Meditación para el domingo XXX del tiempo ordinario


Ante el texto del Evangelio, en el que se narra la parábola del “fariseo y el publicano”, quizá nos brota el juicio inmisericorde contra quien, presumido y vanidoso, actúa ostentosamente, afirmado en sus propias obras, seguro de sí. Esta actuación nos igualaría con el fariseo, al atrevernos a juzgarlo.

La Palabra nos llama a comprendernos en el pobre, en el necesitado de perdón, en el pecador, en el humilde y humillado por sus propios errores y quizás desprecios de su entorno, pero que no desconfía de la misericordia divina.

Las lecturas de este domingo son axiomáticas y contundentes, y dejan el grato sabor de la revelación divina. Dios escucha las súplicas del oprimido, del pobre, del huérfano, de la viuda, del pecador arrepentido, del despreciado por su comportamiento débil. Libra de la angustia, hace justicia al desvalido, salva al abatido, consuela al que llora, está cerca del atribulado, redime a sus siervos y siempre está abierto al perdón.

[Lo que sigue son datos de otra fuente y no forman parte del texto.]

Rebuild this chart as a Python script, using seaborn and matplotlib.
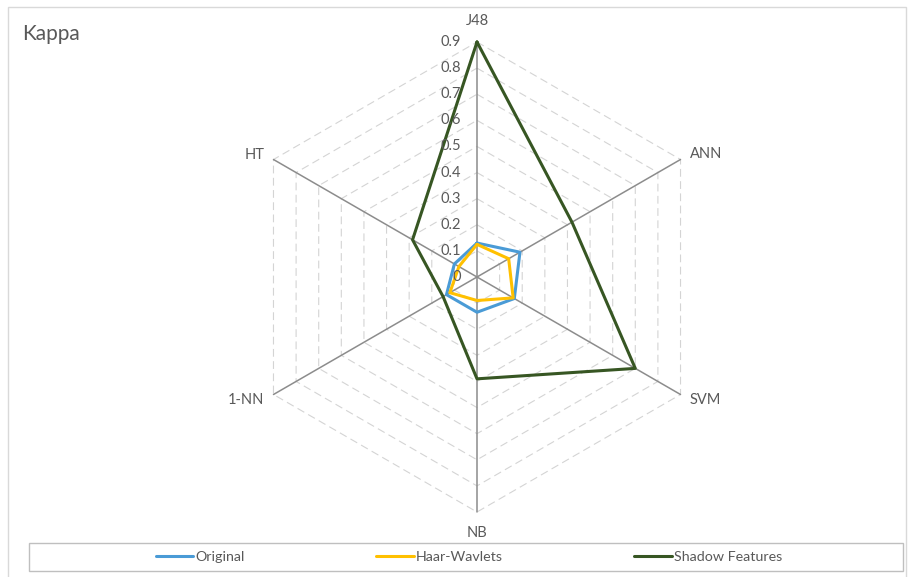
import numpy as np
import pandas as pd
import matplotlib
matplotlib.use("Agg")
import matplotlib.pyplot as plt
import matplotlib.patches as patches
from matplotlib.lines import Line2D
import seaborn as sns

# Kappa per classifier for each feature set
categories = ["J48", "ANN", "SVM", "NB", "1-NN", "HT"]
original = [0.13, 0.19, 0.165, 0.135, 0.135, 0.10]
haar_wavlets = [0.125, 0.14, 0.16, 0.09, 0.12, 0.08]
shadow_features = [0.90, 0.42, 0.70, 0.39, 0.15, 0.285]
series_names = ["Original", "Haar-Wavlets", "Shadow Features"]
ring_values = [0.1, 0.2, 0.3, 0.4, 0.5, 0.6, 0.7, 0.8, 0.9]
radial_labels = ["0", "0.1", "0.2", "0.3", "0.4", "0.5", "0.6", "0.7", "0.8", "0.9"]

colors = ["#4A9BD6", "#FFC000", "#375623"]
text_color = "#595959"

sns.set_style("white")
plt.rcParams["font.family"] = ["Lato", "DejaVu Sans"]

W, H = 913, 577
fig = plt.figure(figsize=(W / 100, H / 100), dpi=100)

# square polar area centred on the hexagon
cx, cy, R = 477, 300, 235
ax = fig.add_axes([(cx - R) / W, (cy - R) / H, 2 * R / W, 2 * R / H], projection="polar")
ax.set_theta_zero_location("N")
ax.set_theta_direction(-1)
rmax = ring_values[-1]
ax.set_ylim(0, rmax)
ax.grid(False)
ax.spines["polar"].set_visible(False)
ax.set_xticks([])
ax.set_yticks([])
ax.patch.set_alpha(0)

n = len(categories)
angles = np.linspace(0, 2 * np.pi, n, endpoint=False)
closed = np.append(angles, angles[0])

# dashed hexagonal rings
for r in ring_values:
    ax.plot(closed, [r] * (n + 1), color="#D4D4D4", lw=0.8,
            linestyle=(0, (7, 4)), clip_on=False, zorder=1)

# spokes
for a in angles:
    ax.plot([a, a], [0, rmax], color="#8C8C8C", lw=1.1, clip_on=False, zorder=2)

# series polygons
long_rows = []
for name, vals in zip(series_names, [original, haar_wavlets, shadow_features]):
    for i in range(n + 1):
        long_rows.append({"angle": closed[i], "kappa": vals[i % n], "series": name,
                          "order": i})
df = pd.DataFrame(long_rows)

for name, col in zip(series_names, colors):
    sub = df[df["series"] == name]
    sns.lineplot(data=sub, x="angle", y="kappa", sort=False, estimator=None,
                 color=col, lw=2.2, ax=ax, legend=False, zorder=3)
    ax.lines[-1].set_clip_on(False)

ax.set_xlabel("")
ax.set_ylabel("")
ax.set_ylim(0, rmax)

# category labels around the hexagon
label_offsets = {
    "J48": ((0, 21), "center"),
    "ANN": ((9, 5), "left"),
    "SVM": ((9, -5), "left"),
    "NB": ((0, -21), "center"),
    "1-NN": ((-9, -5), "right"),
    "HT": ((-9, 5), "right"),
}
for a, cat in zip(angles, categories):
    off, ha = label_offsets[cat]
    ax.annotate(cat, xy=(a, rmax), xytext=off, textcoords="offset pixels",
                ha=ha, va="center", fontsize=10.5, color=text_color,
                annotation_clip=False)

# radial value labels along the first spoke
for i, lab in enumerate(radial_labels):
    ax.annotate(lab, xy=(0, i * 0.1), xytext=(-16, 0), textcoords="offset pixels",
                ha="right", va="center", fontsize=10.5, color=text_color,
                annotation_clip=False, zorder=4)

# chart title
fig.text(22 / W, 1 - 34 / H, "Kappa", ha="left", va="center",
         fontsize=15, color=text_color)

# outer chart border
fig.patches.append(patches.Rectangle((8 / W, -0.02), (906 - 8) / W, (570 / H) + 0.02,
                                     transform=fig.transFigure, fill=False,
                                     edgecolor="#D9D9D9", lw=1.0))
# legend frame
fig.patches.append(patches.Rectangle((29 / W, 6 / H), (903 - 29) / W, 28 / H,
                                     transform=fig.transFigure, fill=False,
                                     edgecolor="#BFBFBF", lw=1.0))

handles = [Line2D([], [], color=c, lw=2.2) for c in colors]
leg = fig.legend(handles, series_names, loc="center",
                 bbox_to_anchor=(469 / W, (577 - 557) / H), ncol=3, frameon=False,
                 handlelength=2.6, handletextpad=0.15, columnspacing=9.2,
                 fontsize=10.3)
for t in leg.get_texts():
    t.set_color(text_color)

fig.savefig("out.png", dpi=100)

Por esta certeza, San Pablo profesa su actitud confiada, en abandono, ante la justicia divina. Dios es santo y justo, y su misericordia es eterna. Desde la confesión paulina, es mejor quedar en manos del Señor, justo juez, que depender del juicio de los hombres. La justicia de Dios es comprensiva, recta, misericordiosa.

Uno no se justifica a sí mismo, ni puede ser a la vez juez y parte. No es bueno huir de la mirada del Señor, porque además nada queda oculto a sus ojos. Es mejor invocarlo en medio de la dificultad que quedar atrapado en la desesperanza o en la vanidad inconsciente. Es mejor suplicar, aunque sea a gritos y con lágrimas, que sucumbir en el entreguismo de la indiferencia.

Para Dios nada hay imposible. Él ve el corazón contrito y humillado y no lo desprecia. Él escucha el clamor del afligido y lo consuela.

Apartarse de Dios es quedarse solo, conviviendo con la propia debilidad, sin el auxilio que alcanza hasta lo más profundo del ser. Significa caer en la tentación de valerse por sí mismo, de manera pretenciosa, sin acudir a Dios.

Si es erróneo creerse justo, es muy peligroso permanecer hundidos en la propia debilidad, sin pedir auxilio a quien tiene poder de sacar del abismo.

Es perjudicial caminar evadido, sin reconocer la necesidad de auxilio, bien sea por orgullo o por no dar oídos a la conciencia.

Lo recto es caminar como declara el Apóstol: “Ahora me aguarda la corona merecida”, la que el Señor, juez justo, me concederá, por arrepentido.